• **Exercise instructions**
Please output every line of the material as it stands, without the pictures.

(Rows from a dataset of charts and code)
* begin *

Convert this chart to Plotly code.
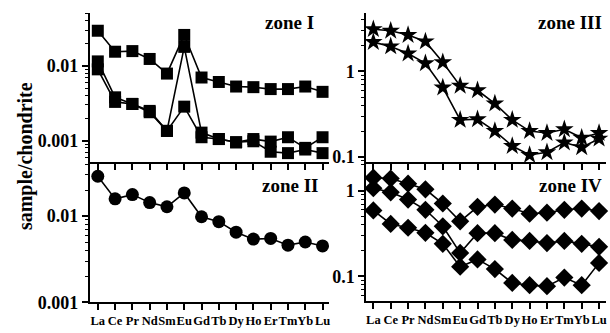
import plotly.graph_objects as go

ree = ["La", "Ce", "Pr", "Nd", "Sm", "Eu", "Gd", "Tb", "Dy", "Ho", "Er", "Tm", "Yb", "Lu"]

zone1_a = [0.0296, 0.0155, 0.0158, 0.0124, 0.0079, 0.026, 0.0070, 0.0061, 0.0053, 0.0052, 0.0049, 0.0049, 0.0053, 0.0045]
zone1_b = [0.0115, 0.0038, 0.0031, 0.0025, 0.00135, 0.018, 0.00128, 0.00105, 0.00095, 0.00105, 0.00097, 0.00111, 0.0008, 0.00111]
zone1_c = [0.009, 0.0033, 0.0031, 0.0024, 0.00135, 0.00285, 0.00111, 0.00105, 0.00095, 0.00098, 0.00071, 0.00068, 0.00076, 0.00068]

zone2 = [0.0289, 0.0158, 0.0177, 0.0143, 0.0128, 0.0185, 0.0098, 0.0086, 0.0065, 0.0054, 0.0055, 0.0046, 0.0050, 0.0045]

zone3_a = [3.1, 2.97, 2.65, 2.23, 1.27, 0.675, 0.60, 0.42, 0.27, 0.20, 0.19, 0.21, 0.167, 0.19]
zone3_b = [2.19, 1.95, 1.61, 1.24, 0.646, 0.27, 0.275, 0.20, 0.134, 0.105, 0.113, 0.147, 0.129, 0.163]

zone4_a = [1.42, 1.39, 1.21, 1.04, 0.71, 0.44, 0.65, 0.69, 0.62, 0.54, 0.555, 0.60, 0.62, 0.58]
zone4_b = [1.07, 0.96, 0.79, 0.60, 0.385, 0.188, 0.32, 0.32, 0.267, 0.26, 0.245, 0.26, 0.24, 0.222]
zone4_c = [0.59, 0.41, 0.37, 0.323, 0.24, 0.13, 0.158, 0.122, 0.084, 0.079, 0.077, 0.097, 0.079, 0.144]

FONT = "Liberation Serif"
W, H = 610, 333

fig = go.Figure()

def add(xa, ya, vals, symbol, size):
    fig.add_trace(go.Scatter(
        x=ree, y=vals, xaxis=xa, yaxis=ya, mode="lines+markers",
        line=dict(color="black", width=1.6),
        marker=dict(symbol=symbol, size=size, color="black"),
        cliponaxis=False,
        showlegend=False, hoverinfo="skip"))

for v in (zone1_a, zone1_b, zone1_c):
    add("x", "y", v, "square", 12)
add("x3", "y3", zone2, "circle", 13)
for v in (zone3_a, zone3_b):
    add("x2", "y2", v, "star", 14)
for v in (zone4_a, zone4_b, zone4_c):
    add("x4", "y4", v, "diamond", 14)

def px_x(p):
    return p / W

def px_y(p):
    return 1 - p / H

def xaxis(domain, rng, anchor, labels):
    return dict(domain=domain, anchor=anchor, type="category", range=rng,
                showline=True, linecolor="black", linewidth=2,
                ticks="outside", ticklen=6, tickwidth=1.5, tickcolor="black",
                showticklabels=labels, showgrid=False, zeroline=False,
                tickfont=dict(family=FONT, size=12.5, color="black", weight="bold"),
                tickangle=0)

def minor_vals(lo, hi):
    vals = []
    for e in range(lo, hi + 1):
        for m in range(2, 10):
            vals.append(m * 10 ** e)
    return vals

def yaxis(domain, rng, anchor, tv, tt, mlo, mhi):
    return dict(domain=domain, anchor=anchor, type="log", range=rng,
                showline=True, linecolor="black", linewidth=2,
                ticks="outside", ticklen=6, tickwidth=1.5, tickcolor="black",
                tickmode="array", tickvals=tv, ticktext=tt,
                minor=dict(tickmode="array", tickvals=minor_vals(mlo, mhi),
                           ticks="outside", ticklen=3, tickwidth=1.2, tickcolor="black"),
                showgrid=False, zeroline=False,
                tickfont=dict(family=FONT, size=18, color="black", weight="bold"))

left_dom = [px_x(90), px_x(330)]
right_dom = [px_x(367), px_x(607)]
top_dom = [px_y(167), px_y(13)]
bl_dom = [px_y(311.7), px_y(167)]
br_dom = [px_y(310), px_y(167)]

fig.update_layout(
    width=W, height=H, margin=dict(l=0, r=0, t=0, b=0),
    paper_bgcolor="white", plot_bgcolor="white",
    font=dict(family=FONT, color="black"),
    xaxis=xaxis(left_dom, [-0.46, 13.4], "y", False),
    yaxis=yaxis(top_dom, [-3.286, -1.286], "x", [0.001, 0.01], ["0.001", "0.01"], -4, -2),
    xaxis2=xaxis(right_dom, [-0.4, 13.4], "y2", False),
    yaxis2=yaxis(top_dom, [-1.06, 0.685], "x2", [0.1, 1], ["0.1", "1"], -2, 0),
    xaxis3=xaxis(left_dom, [-0.46, 13.4], "y3", True),
    yaxis3=yaxis(bl_dom, [-3.0, -1.374], "x3", [0.001, 0.01], ["0.001", "0.01"], -3, -2),
    xaxis4=xaxis(right_dom, [-0.4, 13.4], "y4", True),
    yaxis4=yaxis(br_dom, [-1.283, 0.336], "x4", [0.1, 1], ["0.1", "1"], -2, 0),
)

def label(text, xr, yc):
    fig.add_annotation(text=text, xref="paper", yref="paper", x=px_x(xr), y=px_y(yc),
                       xanchor="right", yanchor="middle", showarrow=False,
                       font=dict(family=FONT, size=19, color="black", weight="bold"))

label("zone I", 317, 23)
label("zone II", 321, 191)
label("zone III", 605, 23)
label("zone IV", 605, 191)

fig.add_annotation(text="sample/chondrite", xref="paper", yref="paper",
                   x=px_x(25), y=px_y(161), xanchor="center", yanchor="middle",
                   textangle=-90, showarrow=False,
                   font=dict(family=FONT, size=20, color="black", weight="bold"))

fig.write_html("out.html", config={"displayModeBar": False},
               post_script="document.body.style.margin='0';document.body.style.overflow='hidden';")
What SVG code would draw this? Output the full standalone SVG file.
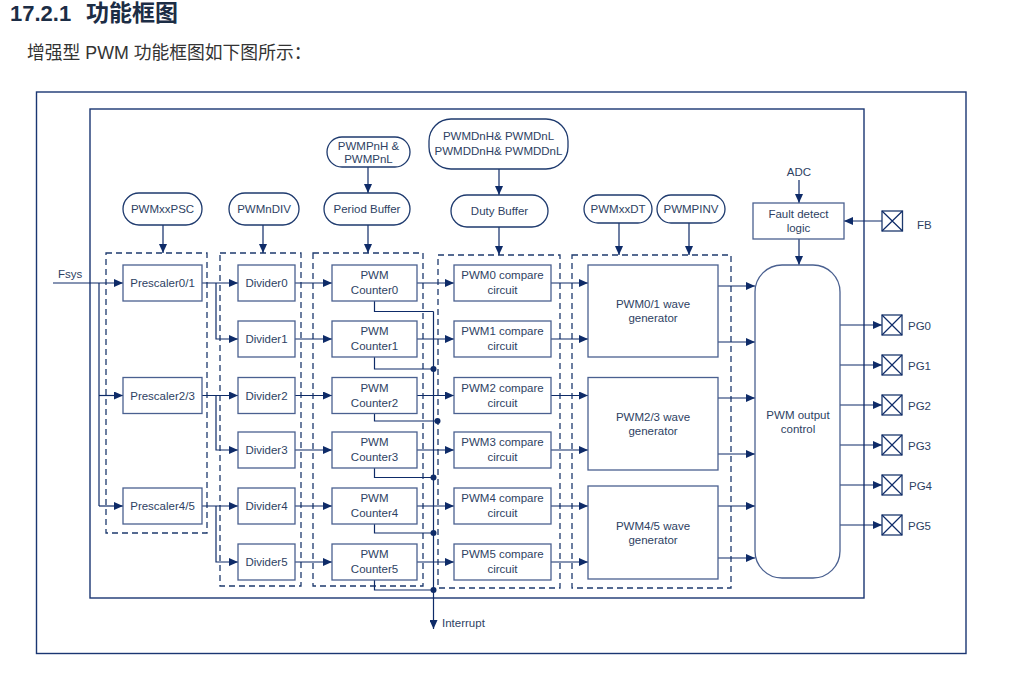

* end *

• **Task answer**
Convert this chart to Plotly code.
import plotly.graph_objects as go

ree = ["La", "Ce", "Pr", "Nd", "Sm", "Eu", "Gd", "Tb", "Dy", "Ho", "Er", "Tm", "Yb", "Lu"]

zone1_a = [0.0296, 0.0155, 0.0158, 0.0124, 0.0079, 0.026, 0.0070, 0.0061, 0.0053, 0.0052, 0.0049, 0.0049, 0.0053, 0.0045]
zone1_b = [0.0115, 0.0038, 0.0031, 0.0025, 0.00135, 0.018, 0.00128, 0.00105, 0.00095, 0.00105, 0.00097, 0.00111, 0.0008, 0.00111]
zone1_c = [0.009, 0.0033, 0.0031, 0.0024, 0.00135, 0.00285, 0.00111, 0.00105, 0.00095, 0.00098, 0.00071, 0.00068, 0.00076, 0.00068]

zone2 = [0.0289, 0.0158, 0.0177, 0.0143, 0.0128, 0.0185, 0.0098, 0.0086, 0.0065, 0.0054, 0.0055, 0.0046, 0.0050, 0.0045]

zone3_a = [3.1, 2.97, 2.65, 2.23, 1.27, 0.675, 0.60, 0.42, 0.27, 0.20, 0.19, 0.21, 0.167, 0.19]
zone3_b = [2.19, 1.95, 1.61, 1.24, 0.646, 0.27, 0.275, 0.20, 0.134, 0.105, 0.113, 0.147, 0.129, 0.163]

zone4_a = [1.42, 1.39, 1.21, 1.04, 0.71, 0.44, 0.65, 0.69, 0.62, 0.54, 0.555, 0.60, 0.62, 0.58]
zone4_b = [1.07, 0.96, 0.79, 0.60, 0.385, 0.188, 0.32, 0.32, 0.267, 0.26, 0.245, 0.26, 0.24, 0.222]
zone4_c = [0.59, 0.41, 0.37, 0.323, 0.24, 0.13, 0.158, 0.122, 0.084, 0.079, 0.077, 0.097, 0.079, 0.144]

FONT = "Liberation Serif"
W, H = 610, 333

fig = go.Figure()

def add(xa, ya, vals, symbol, size):
    fig.add_trace(go.Scatter(
        x=ree, y=vals, xaxis=xa, yaxis=ya, mode="lines+markers",
        line=dict(color="black", width=1.6),
        marker=dict(symbol=symbol, size=size, color="black"),
        cliponaxis=False,
        showlegend=False, hoverinfo="skip"))

for v in (zone1_a, zone1_b, zone1_c):
    add("x", "y", v, "square", 12)
add("x3", "y3", zone2, "circle", 13)
for v in (zone3_a, zone3_b):
    add("x2", "y2", v, "star", 14)
for v in (zone4_a, zone4_b, zone4_c):
    add("x4", "y4", v, "diamond", 14)

def px_x(p):
    return p / W

def px_y(p):
    return 1 - p / H

def xaxis(domain, rng, anchor, labels):
    return dict(domain=domain, anchor=anchor, type="category", range=rng,
                showline=True, linecolor="black", linewidth=2,
                ticks="outside", ticklen=6, tickwidth=1.5, tickcolor="black",
                showticklabels=labels, showgrid=False, zeroline=False,
                tickfont=dict(family=FONT, size=12.5, color="black", weight="bold"),
                tickangle=0)

def minor_vals(lo, hi):
    vals = []
    for e in range(lo, hi + 1):
        for m in range(2, 10):
            vals.append(m * 10 ** e)
    return vals

def yaxis(domain, rng, anchor, tv, tt, mlo, mhi):
    return dict(domain=domain, anchor=anchor, type="log", range=rng,
                showline=True, linecolor="black", linewidth=2,
                ticks="outside", ticklen=6, tickwidth=1.5, tickcolor="black",
                tickmode="array", tickvals=tv, ticktext=tt,
                minor=dict(tickmode="array", tickvals=minor_vals(mlo, mhi),
                           ticks="outside", ticklen=3, tickwidth=1.2, tickcolor="black"),
                showgrid=False, zeroline=False,
                tickfont=dict(family=FONT, size=18, color="black", weight="bold"))

left_dom = [px_x(90), px_x(330)]
right_dom = [px_x(367), px_x(607)]
top_dom = [px_y(167), px_y(13)]
bl_dom = [px_y(311.7), px_y(167)]
br_dom = [px_y(310), px_y(167)]

fig.update_layout(
    width=W, height=H, margin=dict(l=0, r=0, t=0, b=0),
    paper_bgcolor="white", plot_bgcolor="white",
    font=dict(family=FONT, color="black"),
    xaxis=xaxis(left_dom, [-0.46, 13.4], "y", False),
    yaxis=yaxis(top_dom, [-3.286, -1.286], "x", [0.001, 0.01], ["0.001", "0.01"], -4, -2),
    xaxis2=xaxis(right_dom, [-0.4, 13.4], "y2", False),
    yaxis2=yaxis(top_dom, [-1.06, 0.685], "x2", [0.1, 1], ["0.1", "1"], -2, 0),
    xaxis3=xaxis(left_dom, [-0.46, 13.4], "y3", True),
    yaxis3=yaxis(bl_dom, [-3.0, -1.374], "x3", [0.001, 0.01], ["0.001", "0.01"], -3, -2),
    xaxis4=xaxis(right_dom, [-0.4, 13.4], "y4", True),
    yaxis4=yaxis(br_dom, [-1.283, 0.336], "x4", [0.1, 1], ["0.1", "1"], -2, 0),
)

def label(text, xr, yc):
    fig.add_annotation(text=text, xref="paper", yref="paper", x=px_x(xr), y=px_y(yc),
                       xanchor="right", yanchor="middle", showarrow=False,
                       font=dict(family=FONT, size=19, color="black", weight="bold"))

label("zone I", 317, 23)
label("zone II", 321, 191)
label("zone III", 605, 23)
label("zone IV", 605, 191)

fig.add_annotation(text="sample/chondrite", xref="paper", yref="paper",
                   x=px_x(25), y=px_y(161), xanchor="center", yanchor="middle",
                   textangle=-90, showarrow=False,
                   font=dict(family=FONT, size=20, color="black", weight="bold"))

fig.write_html("out.html", config={"displayModeBar": False},
               post_script="document.body.style.margin='0';document.body.style.overflow='hidden';")
What SVG code would draw this? Output the full standalone SVG file.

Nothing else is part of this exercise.